To make matters worse, Redman said many administrators felt their hands were tied when it came to the controversial matter of corporal punishment.
“And so, there has been a heavy dependence on suspension,” she said, explaining that “when I was in school, when you were suspended, that was a very serious offence.
“[But] now, because it is the go-to form of punishment, it means very little to the students, and it means very little to parents,” she added.
Also participating in the programme, President of the Barbados Union of Teachers (BUT) Pedro Shepherd said at-risk children were a major problem for the educational system on a whole.
He pointed out that the Ministry of Education only had one psychologist to deal with the entire system, a situation which he said had proven quite inadequate.
“That psychologist has to deal with not only secondary [school] students, but primary students, because we have in the primary system, children who are suspended as well . . . children who are experiencing serious challenges; and so the psychologist in the Ministry is overworked and therefore cannot see children as often as they would,” the BUT leader said.

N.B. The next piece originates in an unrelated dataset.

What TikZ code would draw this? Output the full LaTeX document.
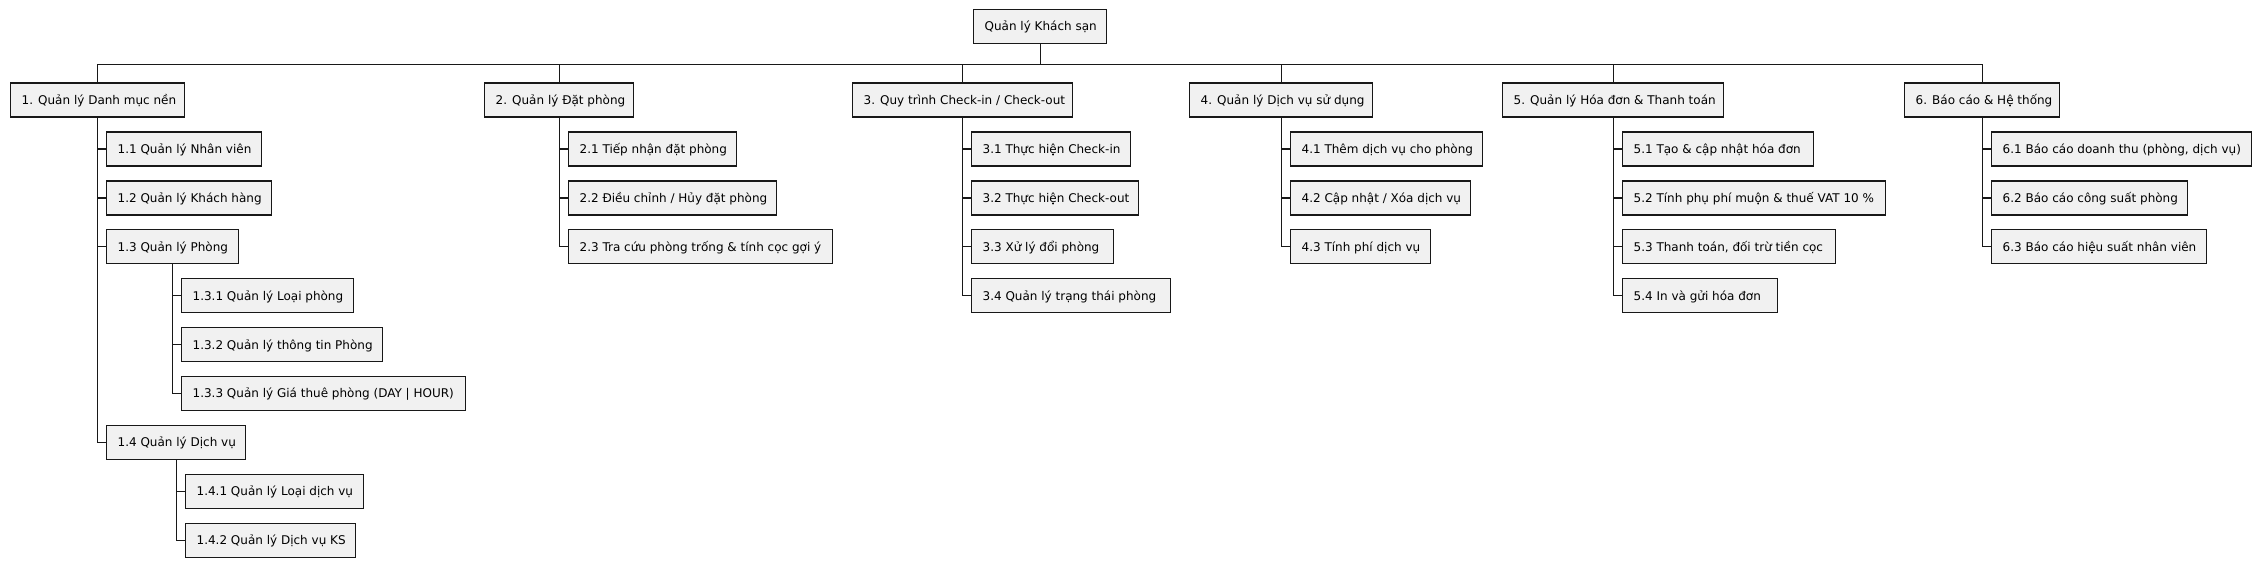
\documentclass[tikz,border=0pt]{standalone}
\usepackage{fontspec}
\setmainfont{DejaVu Sans}
\definecolor{boxfill}{HTML}{F1F1F1}
\definecolor{boxline}{HTML}{181818}
\pgfdeclarelayer{paper}
\pgfdeclarelayer{background}
\pgfsetlayers{paper,background,main}
\tikzset{
  bx/.style={draw=boxline, fill=boxfill, line width=1.3pt, anchor=west,
    minimum height=34pt, inner xsep=11pt, inner ysep=0pt,
    text height=11.5pt, text depth=2.7pt,
    font=\fontsize{12pt}{14pt}\selectfont},
  link/.style={draw=boxline, line width=1.3pt}
}
\newcommand\wbsnode[5]{\node[bx] (#1) at (#2,#3) {\makebox[\dimexpr #4pt-22pt\relax][l]{#5}};}
\begin{document}
\begin{tikzpicture}[x=1pt,y=-1pt]
\begin{pgfonlayer}{paper}
\fill[white] (0,0) rectangle (2260,568);
\end{pgfonlayer}
\useasboundingbox (0,0) rectangle (2260,568);
% root
\wbsnode{root}{973}{26.5}{133}{Quản lý Khách sạn}
% level 1
\wbsnode{a}{10}{100}{174}{1. Quản lý Danh mục nền}
\wbsnode{b}{484}{100}{149}{2. Quản lý Đặt phòng}
\wbsnode{c}{852}{100}{220}{3. Quy trình Check-in / Check-out}
\wbsnode{d}{1189}{100}{183}{4. Quản lý Dịch vụ sử dụng}
\wbsnode{e}{1502}{100}{221}{5. Quản lý Hóa đơn \& Thanh toán}
\wbsnode{f}{1904}{100}{155}{6. Báo cáo \& Hệ thống}
% column 1
\wbsnode{a1}{106}{149}{155}{1.1 Quản lý Nhân viên}
\wbsnode{a2}{106}{197.9}{165}{1.2 Quản lý Khách hàng}
\wbsnode{a3}{106}{246.8}{132}{1.3 Quản lý Phòng}
\wbsnode{a31}{181}{295.7}{172}{1.3.1 Quản lý Loại phòng}
\wbsnode{a32}{181}{344.6}{201}{1.3.2 Quản lý thông tin Phòng}
\wbsnode{a33}{181}{393.5}{284}{1.3.3 Quản lý Giá thuê phòng (DAY | HOUR)}
\wbsnode{a4}{106}{442.4}{139}{1.4 Quản lý Dịch vụ}
\wbsnode{a41}{185}{491.3}{178}{1.4.1 Quản lý Loại dịch vụ}
\wbsnode{a42}{185}{540.2}{170}{1.4.2 Quản lý Dịch vụ KS}
% column 2
\wbsnode{b1}{568}{149}{168}{2.1 Tiếp nhận đặt phòng}
\wbsnode{b2}{568}{197.9}{208}{2.2 Điều chỉnh / Hủy đặt phòng}
\wbsnode{b3}{568}{246.8}{264}{2.3 Tra cứu phòng trống \& tính cọc gợi ý}
% column 3
\wbsnode{c1}{971}{149}{159}{3.1 Thực hiện Check-in}
\wbsnode{c2}{971}{197.9}{167}{3.2 Thực hiện Check-out}
\wbsnode{c3}{971}{246.8}{142}{3.3 Xử lý đổi phòng}
\wbsnode{c4}{971}{295.7}{199}{3.4 Quản lý trạng thái phòng}
% column 4
\wbsnode{d1}{1290}{149}{192}{4.1 Thêm dịch vụ cho phòng}
\wbsnode{d2}{1290}{197.9}{180}{4.2 Cập nhật / Xóa dịch vụ}
\wbsnode{d3}{1290}{246.8}{140}{4.3 Tính phí dịch vụ}
% column 5
\wbsnode{e1}{1622}{149}{191}{5.1 Tạo \& cập nhật hóa đơn}
\wbsnode{e2}{1622}{197.9}{263}{5.2 Tính phụ phí muộn \& thuế VAT 10 \%}
\wbsnode{e3}{1622}{246.8}{213}{5.3 Thanh toán, đối trừ tiền cọc}
\wbsnode{e4}{1622}{295.7}{155}{5.4 In và gửi hóa đơn}
% column 6
\wbsnode{f1}{1991}{149}{260}{6.1 Báo cáo doanh thu (phòng, dịch vụ)}
\wbsnode{f2}{1991}{197.9}{196}{6.2 Báo cáo công suất phòng}
\wbsnode{f3}{1991}{246.8}{215}{6.3 Báo cáo hiệu suất nhân viên}
\begin{pgfonlayer}{background}
% connectors root -> level 1
\foreach \n in {a,b,c,d,e,f}
  \draw[link] (root.south) -- ++(0,20) -| (\n.north);
% connectors to children
\foreach \p/\cs in {a/{a1,a2,a3,a4}, b/{b1,b2,b3}, c/{c1,c2,c3,c4},
                    d/{d1,d2,d3}, e/{e1,e2,e3,e4}, f/{f1,f2,f3},
                    a3/{a31,a32,a33}, a4/{a41,a42}}
  \foreach \ch in \cs
    \draw[link] (\p.south) |- (\ch.west);
\end{pgfonlayer}
\end{tikzpicture}
\end{document}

Turning to the standoff between Government and the teachers’ unions over payment for School Based Assessments (SBAs), Shepherd said his union fully supported the BSTU’s position that teachers should not be marking those Caribbean Examination Council papers without compensation.
“Our members are saying that the SBA has now become too onerous, it is now becoming more headaches, . . . more stress, too many subjects are now being added, the number of SBAs per subject is also increasing and so the workload is increasing,” Shepherd said, while expressing concern that some teachers were still correcting SBAs for “chicken feed” and for a “pittance”.